Bring the energy back

We need to remove the barriers to aspirational nurses who seek opportunity and development. Let us foster this, don’t shut it down. Don’t let years of service be the yardstick for promotion, training opportunities or leadership. Hire on potential, promote on attitude, foster and harness this energy.


When energy levels are down and people are tired, we can bring energy back to an overly bureaucratic workplace by finding, empowering, training, enhancing and promoting those bright stars. Now is the time to offer opportunity for development and to keep engaging and advancing our workforce.


I often come back to the question: “Attitude is contagious — is yours worth catching?” Find that contagious, uplifting attitude, then foster and promote it. Others will follow.


Innovation and strategic partnerships

We don’t need to do this alone, nor should it be done in isolation. Primary health care, community care, aged care and tertiary hospital care should innovate and collaborate, aiming for hospital avoidance and better chronic disease management in the community. These are critical mechanisms to reduce the burden on tired, overworked front-line workers.

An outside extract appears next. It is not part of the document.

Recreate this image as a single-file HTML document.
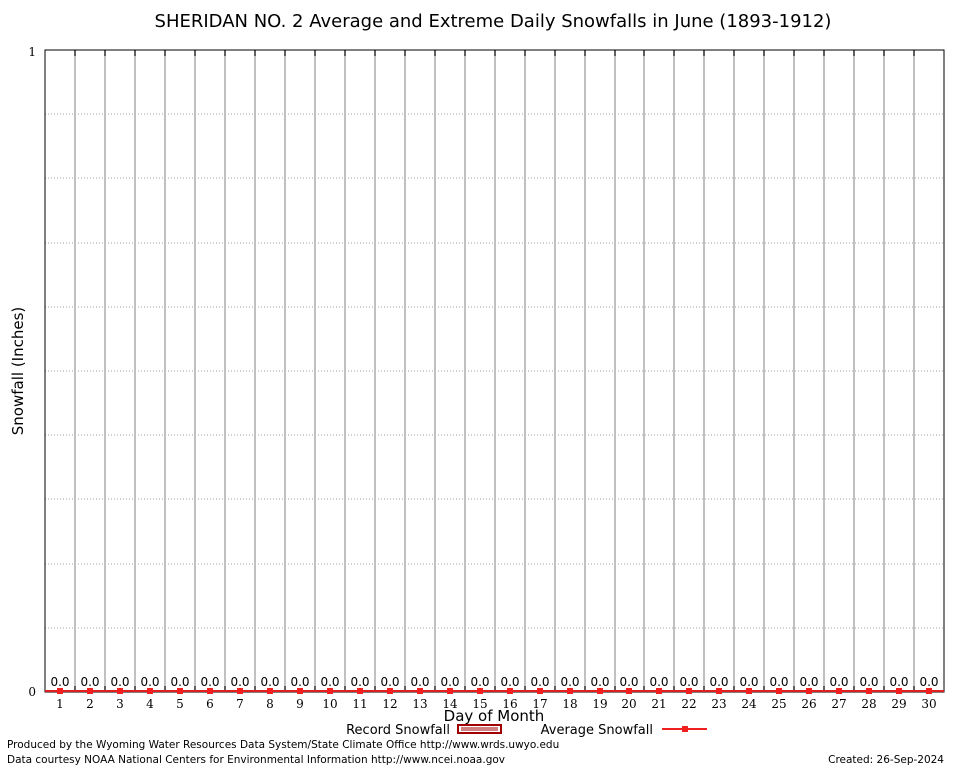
<!DOCTYPE html>
<html><head><meta charset="utf-8"><style>
body{margin:0;background:#fff}
svg{display:block}
.s{font-family:"DejaVu Sans","Liberation Sans",sans-serif}
.t{font-family:"DejaVu Serif","Liberation Serif",serif}
</style></head><body>
<svg width="954" height="768" viewBox="0 0 954 768" xmlns="http://www.w3.org/2000/svg">
<rect width="954" height="768" fill="#fff"/>
<text class="s" x="493" y="27" font-size="18" text-anchor="middle">SHERIDAN NO. 2 Average and Extreme Daily Snowfalls in June (1893-1912)</text>
<g stroke="#a0a0a0" stroke-width="1" stroke-dasharray="1,2">
<line x1="45" x2="944" y1="114" y2="114"/><line x1="45" x2="944" y1="178" y2="178"/><line x1="45" x2="944" y1="243" y2="243"/><line x1="45" x2="944" y1="307" y2="307"/><line x1="45" x2="944" y1="371" y2="371"/><line x1="45" x2="944" y1="435" y2="435"/><line x1="45" x2="944" y1="499" y2="499"/><line x1="45" x2="944" y1="564" y2="564"/><line x1="45" x2="944" y1="628" y2="628"/>
</g>
<g stroke="#c0c0c0" stroke-width="2">
<line x1="75" x2="75" y1="50" y2="692"/><line x1="105" x2="105" y1="50" y2="692"/><line x1="135" x2="135" y1="50" y2="692"/><line x1="165" x2="165" y1="50" y2="692"/><line x1="195" x2="195" y1="50" y2="692"/><line x1="225" x2="225" y1="50" y2="692"/><line x1="255" x2="255" y1="50" y2="692"/><line x1="285" x2="285" y1="50" y2="692"/><line x1="315" x2="315" y1="50" y2="692"/><line x1="345" x2="345" y1="50" y2="692"/><line x1="375" x2="375" y1="50" y2="692"/><line x1="405" x2="405" y1="50" y2="692"/><line x1="435" x2="435" y1="50" y2="692"/><line x1="465" x2="465" y1="50" y2="692"/><line x1="495" x2="495" y1="50" y2="692"/><line x1="525" x2="525" y1="50" y2="692"/><line x1="555" x2="555" y1="50" y2="692"/><line x1="585" x2="585" y1="50" y2="692"/><line x1="615" x2="615" y1="50" y2="692"/><line x1="644" x2="644" y1="50" y2="692"/><line x1="674" x2="674" y1="50" y2="692"/><line x1="704" x2="704" y1="50" y2="692"/><line x1="734" x2="734" y1="50" y2="692"/><line x1="764" x2="764" y1="50" y2="692"/><line x1="794" x2="794" y1="50" y2="692"/><line x1="824" x2="824" y1="50" y2="692"/><line x1="854" x2="854" y1="50" y2="692"/><line x1="884" x2="884" y1="50" y2="692"/><line x1="914" x2="914" y1="50" y2="692"/>
</g>
<g stroke="#000" stroke-width="1">
<path d="M75 50v6M105 50v6M135 50v6M165 50v6M195 50v6M225 50v6M255 50v6M285 50v6M315 50v6M345 50v6M375 50v6M405 50v6M435 50v6M465 50v6M495 50v6M525 50v6M555 50v6M585 50v6M615 50v6M644 50v6M674 50v6M704 50v6M734 50v6M764 50v6M794 50v6M824 50v6M854 50v6M884 50v6M914 50v6"/>
<path d="M75 692v-6M105 692v-6M135 692v-6M165 692v-6M195 692v-6M225 692v-6M255 692v-6M285 692v-6M315 692v-6M345 692v-6M375 692v-6M405 692v-6M435 692v-6M465 692v-6M495 692v-6M525 692v-6M555 692v-6M585 692v-6M615 692v-6M644 692v-6M674 692v-6M704 692v-6M734 692v-6M764 692v-6M794 692v-6M824 692v-6M854 692v-6M884 692v-6M914 692v-6"/>
</g>
<rect x="45" y="50" width="899" height="642" fill="none" stroke="#000" stroke-width="1"/>
<line x1="45" x2="944" y1="691" y2="691" stroke="#e02020" stroke-width="2"/>
<g fill="#f02020">
<rect x="57" y="688" width="6" height="6"/><rect x="87" y="688" width="6" height="6"/><rect x="117" y="688" width="6" height="6"/><rect x="147" y="688" width="6" height="6"/><rect x="177" y="688" width="6" height="6"/><rect x="207" y="688" width="6" height="6"/><rect x="237" y="688" width="6" height="6"/><rect x="267" y="688" width="6" height="6"/><rect x="297" y="688" width="6" height="6"/><rect x="327" y="688" width="6" height="6"/><rect x="357" y="688" width="6" height="6"/><rect x="387" y="688" width="6" height="6"/><rect x="417" y="688" width="6" height="6"/><rect x="447" y="688" width="6" height="6"/><rect x="477" y="688" width="6" height="6"/><rect x="507" y="688" width="6" height="6"/><rect x="537" y="688" width="6" height="6"/><rect x="567" y="688" width="6" height="6"/><rect x="597" y="688" width="6" height="6"/><rect x="626" y="688" width="6" height="6"/><rect x="656" y="688" width="6" height="6"/><rect x="686" y="688" width="6" height="6"/><rect x="716" y="688" width="6" height="6"/><rect x="746" y="688" width="6" height="6"/><rect x="776" y="688" width="6" height="6"/><rect x="806" y="688" width="6" height="6"/><rect x="836" y="688" width="6" height="6"/><rect x="866" y="688" width="6" height="6"/><rect x="896" y="688" width="6" height="6"/><rect x="926" y="688" width="6" height="6"/>
</g>
<g class="s" font-size="12" text-anchor="middle">
<text x="60" y="686">0.0</text><text x="90" y="686">0.0</text><text x="120" y="686">0.0</text><text x="150" y="686">0.0</text><text x="180" y="686">0.0</text><text x="210" y="686">0.0</text><text x="240" y="686">0.0</text><text x="270" y="686">0.0</text><text x="300" y="686">0.0</text><text x="330" y="686">0.0</text><text x="360" y="686">0.0</text><text x="390" y="686">0.0</text><text x="420" y="686">0.0</text><text x="450" y="686">0.0</text><text x="480" y="686">0.0</text><text x="510" y="686">0.0</text><text x="540" y="686">0.0</text><text x="570" y="686">0.0</text><text x="600" y="686">0.0</text><text x="629" y="686">0.0</text><text x="659" y="686">0.0</text><text x="689" y="686">0.0</text><text x="719" y="686">0.0</text><text x="749" y="686">0.0</text><text x="779" y="686">0.0</text><text x="809" y="686">0.0</text><text x="839" y="686">0.0</text><text x="869" y="686">0.0</text><text x="899" y="686">0.0</text><text x="929" y="686">0.0</text>
</g>
<g class="t" font-size="12" text-anchor="middle">
<text x="60" y="708">1</text><text x="90" y="708">2</text><text x="120" y="708">3</text><text x="150" y="708">4</text><text x="180" y="708">5</text><text x="210" y="708">6</text><text x="240" y="708">7</text><text x="270" y="708">8</text><text x="300" y="708">9</text><text x="330" y="708">10</text><text x="360" y="708">11</text><text x="390" y="708">12</text><text x="420" y="708">13</text><text x="450" y="708">14</text><text x="480" y="708">15</text><text x="510" y="708">16</text><text x="540" y="708">17</text><text x="570" y="708">18</text><text x="600" y="708">19</text><text x="629" y="708">20</text><text x="659" y="708">21</text><text x="689" y="708">22</text><text x="719" y="708">23</text><text x="749" y="708">24</text><text x="779" y="708">25</text><text x="809" y="708">26</text><text x="839" y="708">27</text><text x="869" y="708">28</text><text x="899" y="708">29</text><text x="929" y="708">30</text>
<text x="36" y="56" text-anchor="end">1</text><text x="36" y="696" text-anchor="end">0</text>
</g>
<text class="s" x="494" y="721" font-size="15" text-anchor="middle">Day of Month</text>
<text class="s" x="23" y="371" font-size="15" text-anchor="middle" transform="rotate(-90 23 371)">Snowfall (Inches)</text>
<text class="s" x="450" y="734" font-size="13" text-anchor="end">Record Snowfall</text>
<rect x="458" y="725" width="43" height="8" fill="#fff" stroke="#a00000" stroke-width="2"/>
<rect x="461" y="727" width="37" height="4" fill="#d08080"/>
<text class="s" x="653" y="734" font-size="13" text-anchor="end">Average Snowfall</text>
<line x1="662" x2="707" y1="729" y2="729" stroke="#f02020" stroke-width="2"/>
<rect x="682" y="726" width="6" height="6" fill="#f02020"/>
<text class="s" x="7" y="748" font-size="10.5">Produced by the Wyoming Water Resources Data System/State Climate Office http://www.wrds.uwyo.edu</text>
<text class="s" x="7" y="763" font-size="10.5">Data courtesy NOAA National Centers for Environmental Information http://www.ncei.noaa.gov</text>
<text class="s" x="944" y="763" font-size="10.5" text-anchor="end">Created:  26-Sep-2024</text>
</svg>
</body></html>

Pre-Covid, the healthcare system struggled under the burden of chronic disease and emergency department waiting rooms full of people who could and should be served through available and willing primary care models. It’s time to double down and invest in primary care and chronic disease management as a way of avoiding further burdens on tertiary healthcare workforce.


At the The Healthy Communities Foundation Australia, for example, for more than two years we have been running a virtual GP service support for emergency department (ED) presentations in triage categories 3–5 (maximum waiting time of 30 minutes or longer) in the 33 hospitals in the Murrumbidgee area. We are a small charity that supports about 15 per cent of all ED presentations in the Murrumbidgee and we save the workforce time, workload and dollars in dealing with patients that don’t need hospital-based care.

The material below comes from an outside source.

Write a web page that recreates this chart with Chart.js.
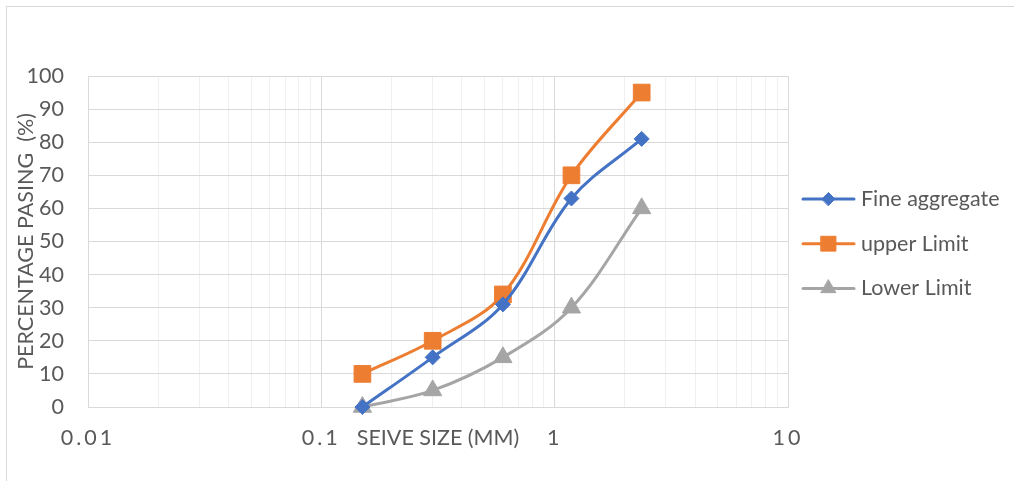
<!DOCTYPE html>
<html>
<head>
<meta charset="utf-8">
<script src="https://cdn.jsdelivr.net/npm/chart.js@4/dist/chart.umd.min.js"></script>
<style>
  html, body { margin: 0; padding: 0; background: #ffffff; }
  #wrap { width: 1014px; height: 481px; position: relative; }
</style>
</head>
<body>
<div id="wrap"><canvas id="grading" width="1014" height="481"></canvas></div>
<script>
// Sieve analysis: percentage passing against sieve size (mm), log scale
const SIEVE_SIZES    = [0.15, 0.3, 0.6, 1.18, 2.36];
const FINE_AGGREGATE = [0, 15, 31, 63, 81];
const UPPER_LIMIT    = [10, 20, 34, 70, 95];
const LOWER_LIMIT    = [0, 5, 15, 30, 60];
const SERIES_NAMES   = ['Fine aggregate', 'upper Limit', 'Lower Limit'];
const X_DECADES      = [0.01, 0.1, 1, 10];
const X_TICK_LABELS  = ['0.01', '0.1', '1', '10'];
const X_TITLE        = 'SEIVE SIZE (MM)';
const Y_TITLE        = 'PERCENTAGE PASING  (%)';

const FONT = 'Lato';
const FONT_SIZE = 21.5;
const TEXT = '#595959';
const GRID = '#d9d9d9';
const GRID_MINOR = '#efefef';

const toPoints = (vals) => SIEVE_SIZES.map((s, i) => ({ x: s, y: vals[i] }));

// Outer frame of the chart object
const framePlugin = {
  id: 'frame',
  beforeDraw(chart) {
    const ctx = chart.ctx;
    ctx.save();
    ctx.fillStyle = '#ffffff';
    ctx.fillRect(0, 0, chart.width, chart.height);
    ctx.strokeStyle = GRID;
    ctx.lineWidth = 1;
    ctx.strokeRect(6.5, 6.5, chart.width + 20, chart.height + 20);
    ctx.restore();
  }
};

// x tick labels are drawn after the datasets (ticks.z = 1) with wide tracking
const trackingPlugin = {
  id: 'tracking',
  afterDatasetsDraw(chart) { chart.ctx.letterSpacing = '3px'; },
  afterDraw(chart) { chart.ctx.letterSpacing = '0px'; }
};

function markerPath(ctx, style, x, y, r) {
  ctx.beginPath();
  if (style === 'rectRot') {
    ctx.moveTo(x - r, y); ctx.lineTo(x, y - r); ctx.lineTo(x + r, y); ctx.lineTo(x, y + r);
  } else if (style === 'rect') {
    const h = r * Math.SQRT1_2;
    ctx.rect(x - h, y - h, 2 * h, 2 * h);
  } else {
    const w = r * Math.sqrt(3) / 2;
    ctx.moveTo(x, y - r); ctx.lineTo(x + w, y + r / 2); ctx.lineTo(x - w, y + r / 2);
  }
  ctx.closePath();
}

// Legend to the right: line sample with marker, then series name
const sideLegend = {
  id: 'sideLegend',
  afterDraw(chart) {
    const ctx = chart.ctx;
    const sizes = { rectRot: 6.5, rect: 10.5, triangle: 8.5 };
    chart.data.datasets.forEach((ds, i) => {
      const y = 199 + i * 44.7;
      ctx.save();
      ctx.letterSpacing = '0px';
      ctx.strokeStyle = ds.borderColor;
      ctx.lineWidth = 3;
      ctx.lineCap = 'round';
      ctx.beginPath();
      ctx.moveTo(803, y);
      ctx.lineTo(854, y);
      ctx.stroke();
      ctx.fillStyle = ds.backgroundColor;
      ctx.lineWidth = 1;
      markerPath(ctx, ds.pointStyle, 828.5, y, sizes[ds.pointStyle]);
      ctx.fill();
      ctx.stroke();
      ctx.fillStyle = TEXT;
      ctx.font = FONT_SIZE + 'px ' + FONT;
      ctx.textAlign = 'left';
      ctx.textBaseline = 'middle';
      ctx.fillText(ds.label, 861, y);
      ctx.restore();
    });
  }
};

function series(label, vals, color, style, radius) {
  return {
    label: label,
    data: toPoints(vals),
    borderColor: color,
    backgroundColor: color,
    borderWidth: 3,
    pointStyle: style,
    pointRadius: radius,
    pointHoverRadius: radius,
    pointBorderWidth: 1,
    pointBorderColor: color,
    pointBackgroundColor: color,
    tension: 0.35,
    clip: false,
    fill: false
  };
}

new Chart(document.getElementById('grading'), {
  type: 'line',
  data: {
    datasets: [
      series(SERIES_NAMES[0], FINE_AGGREGATE, '#4472c4', 'rectRot', 7.5),
      series(SERIES_NAMES[1], UPPER_LIMIT, '#ed7d31', 'rect', 11.8),
      series(SERIES_NAMES[2], LOWER_LIMIT, '#a5a5a5', 'triangle', 10.5)
    ]
  },
  options: {
    responsive: false,
    animation: false,
    devicePixelRatio: 1,
    layout: { padding: { left: 0, top: 76, right: 226, bottom: 0 } },
    plugins: { legend: { display: false }, tooltip: { enabled: false } },
    scales: {
      x: {
        type: 'logarithmic',
        min: X_DECADES[0],
        max: X_DECADES[X_DECADES.length - 1],
        afterBuildTicks(scale) {
          const ticks = [];
          X_DECADES.forEach((d, k) => {
            ticks.push({ value: d, decade: k });
            if (k < X_DECADES.length - 1) {
              for (let m = 2; m <= 9; m++) ticks.push({ value: d * m, decade: -1 });
            }
          });
          scale.ticks = ticks;
        },
        afterFit(scale) { scale.height = 74; },
        ticks: {
          z: 1,
          autoSkip: false,
          maxRotation: 0,
          padding: 18,
          color: TEXT,
          font: { family: FONT, size: FONT_SIZE },
          callback(value, index, ticks) {
            const k = ticks[index].decade;
            return k >= 0 ? X_TICK_LABELS[k] : '';
          }
        },
        grid: {
          drawTicks: false,
          lineWidth: 1,
          color(ctx) { return ctx.tick && ctx.tick.decade >= 0 ? GRID : GRID_MINOR; }
        },
        border: { display: true, color: GRID },
        title: {
          display: true,
          text: X_TITLE,
          color: TEXT,
          font: { family: FONT, size: FONT_SIZE },
          padding: { top: 0, bottom: 30.1 }
        }
      },
      y: {
        min: 0,
        max: 100,
        afterFit(scale) { scale.width = 88; },
        ticks: {
          stepSize: 10,
          padding: 24,
          color: TEXT,
          font: { family: FONT, size: FONT_SIZE }
        },
        grid: { drawTicks: false, color: GRID, lineWidth: 1 },
        border: { display: true, color: GRID },
        title: {
          display: true,
          text: Y_TITLE,
          color: TEXT,
          font: { family: FONT, size: FONT_SIZE },
          padding: { top: 13.1, bottom: 0 }
        }
      }
    }
  },
  plugins: [framePlugin, trackingPlugin, sideLegend]
});
</script>
</body>
</html>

This service is scalable and with further scale we could reduce even more hospital presentations and the requirement for busy front-line workers to deal with patients that did not need the ED in the first instance. There are other similar hospital avoidance services; we need collaborative conversations to open doors and facilitate opportunities.


Medicare review

Better collaboration between primary care, community care and aged care can also go a long way to reducing barriers and burden on a single workforce. We need immediate funding modifications to enable such a collaboration and we also need to bring all parties to the table for “blue sky” thinking about what is possible in a healthcare world post-Covid.


There is no silver bullet for a burnt-out workforce and, it could be argued, those at the front line were feeling the pinch well before many of us heard of Wuhan, China. As we move out of fighting Covid into living with it, there is a real need for leadership, collaboration and integration. Bringing these together, we might just have the means to support our struggling workforce with reformed models of care that improve patient outcomes.